Home Decorators Stanhope Reclaimed 31″ Oak Vanity – Overall, the vanity was great and matched the look I was hoping to achieve. The actual hardware, wood finishes, and engineered stone top were good quality. Like some of the reviews suggest, though, there was some quality control lacking when it was put together. Under the countertop, you could see globs of glue and tissue paper still stuck to the oak. The holes for the faucet handles were not centered. Not so bad it’s an eyesore, but when you are renovating everything in your house, the details like this will get noticed. I got it on sale for a great deal, so I accepted it.
Moen Lindor Black Single Handle Tub/Shower Fixture – The black hardware worked well with the minimalist vibe.
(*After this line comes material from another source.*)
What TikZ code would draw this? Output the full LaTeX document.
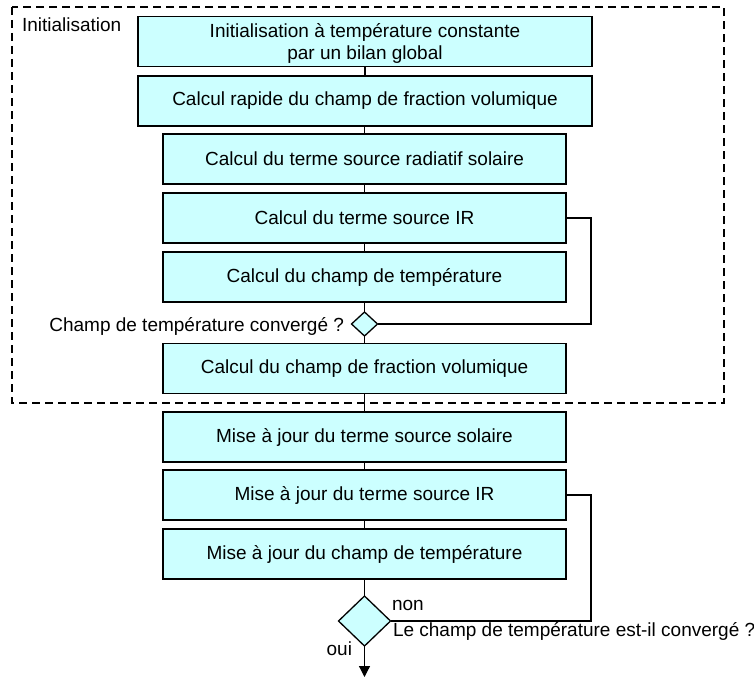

The shower cartridge on this unit did go bad after a year, but Moen was quick to replace it for free which is included in the lifetime warranty of the fixtures. They also provided a very generous discount coupon that I would later used to upgrade the shower head to an extendable dual showerhead with handle, the Graeden Matte Black.
Moen Lindor Black Two Handle Faucet – No complaints here. Fit the aesthetic of the bathroom well and have had no issues.
Ultimately, however you decide to renovate your bathroom will determine the cost. As mentioned, the sacrifices will go well beyond the cost and you should choose wisely how much you’d like to tackle yourself. Always consider the pros and cons for bathroom renovations when it comes to DIY. My journey encountered many obstacles and prolonged the time budget I had originally accounted for. If you are willing to plan diligently, learn, and set aside a reasonable budget, you too can renovate your bathroom and have a gorgeous looking update to your house!